Take a moment to consider the economy in which we live in. The global economy, the US economy, the Colorado economy. The connections between all the different parts. It’s kind of mind boggling amount of complexity. The US produces about 20 trillion dollars of goods and services every year, and those are just the ones we count, we miss plenty along the way. I’ve been fortunate to work in my career on some pretty big, complicated models to try and make sense out of that: two, three, four thousand variables. But what becomes clearer the further you dive into that type of work is it gets more and more difficult every variable you add.
Here’s a pretty preeminent economic forecaster you may have heard of, Alan Greenspan, in charge of the US Federal Reserve for many years. He was being interviewed by one of my favorite newsmen, John Stewart, and he said basically, “Look, if I can do all of these fancy equations, I can get all these variables, but if you could just tell me how people feel, how they are reacting to the world around them, what’s their emotional mood that day, I could really start to make sense out of the economy.” And this was kind of the challenge that — I was on a team that just decided to take this on. Can we start to figure out how does the country feel today? How does Colorado feel today? And so, this is the work that we started to dive into, and I’m happy to share today with you a few of the things that we’ve started to discover.
So, the first thing that I often get asked is well, if you’re using things like Twitter data, social media data, to figure out how we all feel, and come up with this index of the mood of the nation. Or isn’t that just polling? Why don’t you just call people on the phone and ask them how they feel, and then put it all together? Well, there is a few problems with that. One, raise your hand if you still have a land line at home. That’s going to be highly correlated to age. I just want to tell you I got rid of my land line 15 years ago; probably never going back.
It’s a big problem for pollsters, right? They are trying to call people, trying to get in touch with the people, and get a scientific sample, and that’s great. We need scientific polling to answer lots of important questions, but it’s getting more and more difficult to do that work. The other thing that is really hard about polling is this idea of the Hawthorne effect, meaning if you know you are being observed, you change your answer. And this goes back to turn of the century time clock studies in factories in Massachusetts, for the historians in the room. If you’re being watched you’re going to work a little bit faster, right? If you’re getting a call from a pollster, and he says, “How do you feel today?” You might say, “Well, you know, I’m doing all right, I’m doing OK.” And so, the results can get a little bit skewed.
What we were trying to do was “OK, what if we could passively monitor people just by the words that they are using on social media? Figure out their mood by the way they were using language. And that’s exactly what we were trying to do with this project. Now, there are some problems on the social media side, too, right? I mean, it’s nice because it’s immediate: every millisecond, there are thousands of tweets being sent. In fact, about six hundred million tweets a day now around the globe. I’m sure there is a thousand being sent as I’m speaking, right now.

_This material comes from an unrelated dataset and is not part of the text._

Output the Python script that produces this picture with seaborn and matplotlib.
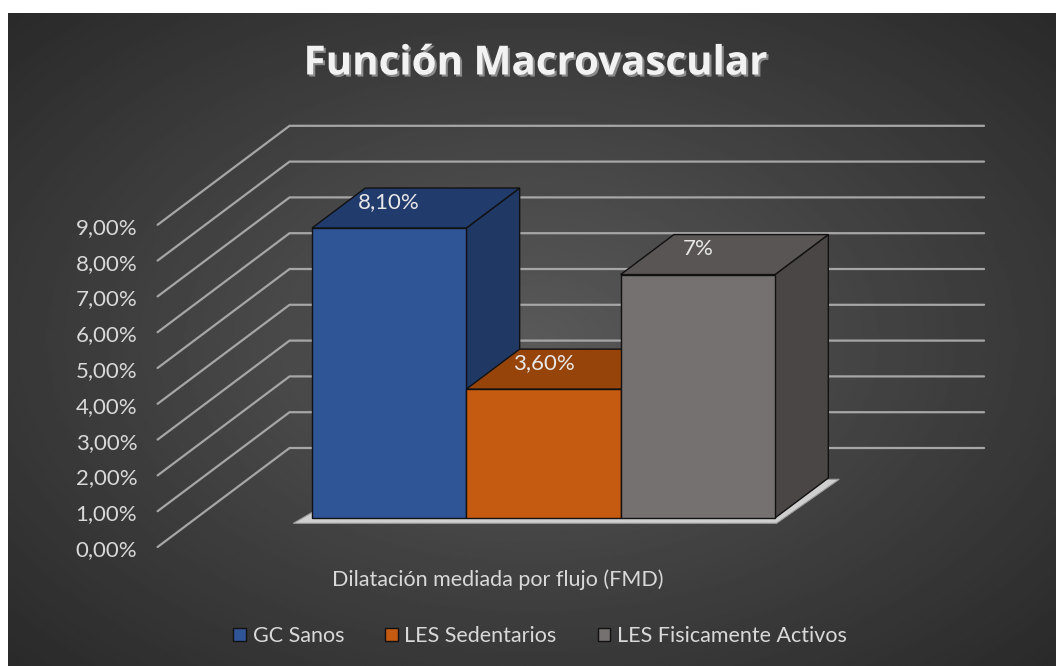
import numpy as np
import pandas as pd
import matplotlib
matplotlib.use('Agg')
import matplotlib.pyplot as plt
import matplotlib.patheffects as pe
from matplotlib.patches import Polygon
from matplotlib.ticker import FuncFormatter
import seaborn as sns

# --- datos ---
categoria = 'Dilatación mediada por flujo (FMD)'
series = ['GC Sanos', 'LES Sedentarios', 'LES Fisicamente Activos']
valores = [8.1, 3.6, 6.8]
etiquetas = ['8,10%', '3,60%', '7%']
ticks_y = [0, 1, 2, 3, 4, 5, 6, 7, 8, 9]

color_frente = ['#2F5597', '#C55A11', '#767171']
color_arriba = ['#203B6C', '#96440A', '#5A5555']
color_lado = ['#1F3864', '#843C0C', '#4A4646']

df = pd.DataFrame({'categoria': categoria, 'serie': series, 'valor': valores})

W, H = 1056, 666
sns.set_theme(style='white')
plt.rcParams['font.family'] = ['Lato', 'DejaVu Sans']
TXT = '#d9d9d9'
FS = 15.5

fig = plt.figure(figsize=(W / 100, H / 100), dpi=100, facecolor='white')

# --- fondo con degradado radial ---
ax_bg = fig.add_axes([8 / W, 0, 1 - 8 / W, (H - 13) / H])
yy, xx = np.mgrid[0:1:300j, 0:1:480j]
r = np.sqrt(((xx - 0.5) / 0.6) ** 2 + ((yy - 0.5) / 0.62) ** 2)
fondo = np.clip(0.35 - 0.16 * r, 0.15, 0.4)
ax_bg.imshow(fondo, cmap='gray', vmin=0, vmax=1, aspect='auto')
ax_bg.axis('off')

# --- eje principal (plano frontal de las barras) ---
ax = fig.add_axes([0, 0, 1, 1])
ax.patch.set_alpha(0)
PX_X, PX_Y = 578.75, 35.8       # pixeles por unidad
PROF = 40                       # profundidad de las barras (px)
Z_FRENTE, Z_FONDO = -29, 70     # paredes


def proyectar(x, y, z):
    return x + z * 1.333 / PX_X, y + z / PX_Y


sns.barplot(data=df, x='categoria', y='valor', hue='serie', palette=color_frente,
            saturation=1, edgecolor='#111111', linewidth=1, ax=ax)
barras = sorted([p for p in ax.patches if p.get_width() > 0 and p.get_height() > 0],
                key=lambda p: p.get_x())[:len(series)]

x0 = -0.4 - 312 / PX_X
y0 = -148 / PX_Y
ax.set_xlim(x0, x0 + W / PX_X)
ax.set_ylim(y0, y0 + H / PX_Y)
ax.axis('off')

# lineas de cuadricula (pared izquierda y pared del fondo)
for t in ticks_y:
    pts = [proyectar(-0.6, t, Z_FRENTE), proyectar(-0.6, t, Z_FONDO), proyectar(0.6, t, Z_FONDO)]
    ax.plot([p[0] for p in pts], [p[1] for p in pts], color='#a6a6a6', lw=1.6,
            zorder=0.5, solid_capstyle='round', solid_joinstyle='round')

# piso
xl, xr = barras[0].get_x(), barras[-1].get_x() + barras[-1].get_width()
piso = [proyectar(xl - 0.03, -0.12, -1), proyectar(xr + 0.005, -0.12, -1),
        proyectar(xr + 0.012, -0.12, PROF + 3), proyectar(xl, -0.12, PROF + 3)]
ax.add_patch(Polygon(piso, closed=True, facecolor='#cfcfcf', edgecolor='#9a9a9a',
                     lw=0.8, zorder=1))

# caras superior y lateral de cada barra
for i, p in enumerate(barras):
    xa, w, h = p.get_x(), p.get_width(), p.get_height()
    xb = xa + w
    arriba = [proyectar(xa, h, 0), proyectar(xb, h, 0), proyectar(xb, h, PROF), proyectar(xa, h, PROF)]
    lado = [proyectar(xb, 0, 0), proyectar(xb, h, 0), proyectar(xb, h, PROF), proyectar(xb, 0, PROF)]
    base = 3 + i * 3
    ax.add_patch(Polygon(lado, closed=True, facecolor=color_lado[i], edgecolor='#111111',
                         lw=1, zorder=base))
    ax.add_patch(Polygon(arriba, closed=True, facecolor=color_arriba[i], edgecolor='#111111',
                         lw=1, zorder=base + 1))
    p.set_zorder(base + 2)
    ax.text(xa + w / 2, h + 26 / PX_Y, etiquetas[i], ha='center', va='center',
            color='#e8e8e8', fontsize=16, zorder=30)

# --- eje de valores en la pared frontal ---
ax_t = fig.add_axes([158 / W, (H - 548) / H, 0.0005, (548 - 226) / H])
ax_t.patch.set_alpha(0)
ax_t.set_ylim(0, 9)
ax_t.set_yticks(ticks_y)
ax_t.yaxis.set_major_formatter(FuncFormatter(lambda v, _: f'{v:.2f}'.replace('.', ',') + '%'))
ax_t.set_xticks([])
for s in ax_t.spines.values():
    s.set_visible(False)
ax_t.tick_params(axis='y', length=0, pad=15, labelsize=16, labelcolor=TXT)

# --- textos ---
fig.text(535 / W, 1 - 64 / H, 'Función Macrovascular', ha='center', va='center',
         fontsize=29, fontweight='bold', color='#f2f2f2', family=['Open Sans', 'DejaVu Sans'],
         path_effects=[pe.SimplePatchShadow(offset=(1.5, -1.5), shadow_rgbFace='#8a8a8a', alpha=1),
                       pe.Normal()])
fig.text(498 / W, 1 - 580 / H, categoria, ha='center', va='center', fontsize=FS, color=TXT)

sns.move_legend(ax, 'center', bbox_to_anchor=(540 / W, 1 - 636 / H), ncol=3, frameon=False,
                title=None, fontsize=FS, handlelength=0.6, handleheight=0.6,
                columnspacing=1.9, handletextpad=0.3, labelcolor=TXT)
for hnd in ax.get_legend().legend_handles:
    hnd.set_edgecolor('#111111')
    hnd.set_linewidth(1)

fig.savefig('out.png', dpi=100, facecolor='white')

Right? Everybody is live tweeting? You’re being watched; that’s the take away from this talk. But if you add up all of these Twitter users around the globe, you can get this really instantaneous feedback on how people are feeling. But there is a problem on that side because what if you are oversampling, if you are counting too many people that do not represent the full population? Well, when Twitter started, that was a huge problem, right? It was the 25-year old white guys in San Francisco; they were the only ones tweeting. The good news is, since then, the Twitter use in the US, around the globe, and places like Western Europe, places like Saudi Arabia, the user base has increased so much that now, we have a sample that looks a lot like the rest of the population.
So, here in 2009, you can see a kind of my heat map of the predominance of male use on Twitter In the US right now, there is actually 51% female, 49% male. So this is almost perfect. It is good we’ve got over-representation from women. That probably makes it a better sample. The other problem that comes up is around ethnicity. What if there’s too many Caucasians or too many of whatever group? The other good news is that Twitter, in the US in particular, now looks basically the same as the percent in the general population. So, this data is getting better every single day. The other thing that’s happening is that we’ve got global use. These charts are a little bit tough to read, but the red line, which is US and Canadian data, as a percent of the total, is going down. It used to be 67 to 80%, now it’s less than a third of all tweets sent from Canada and the US. So it’s a democratizing user base around the globe.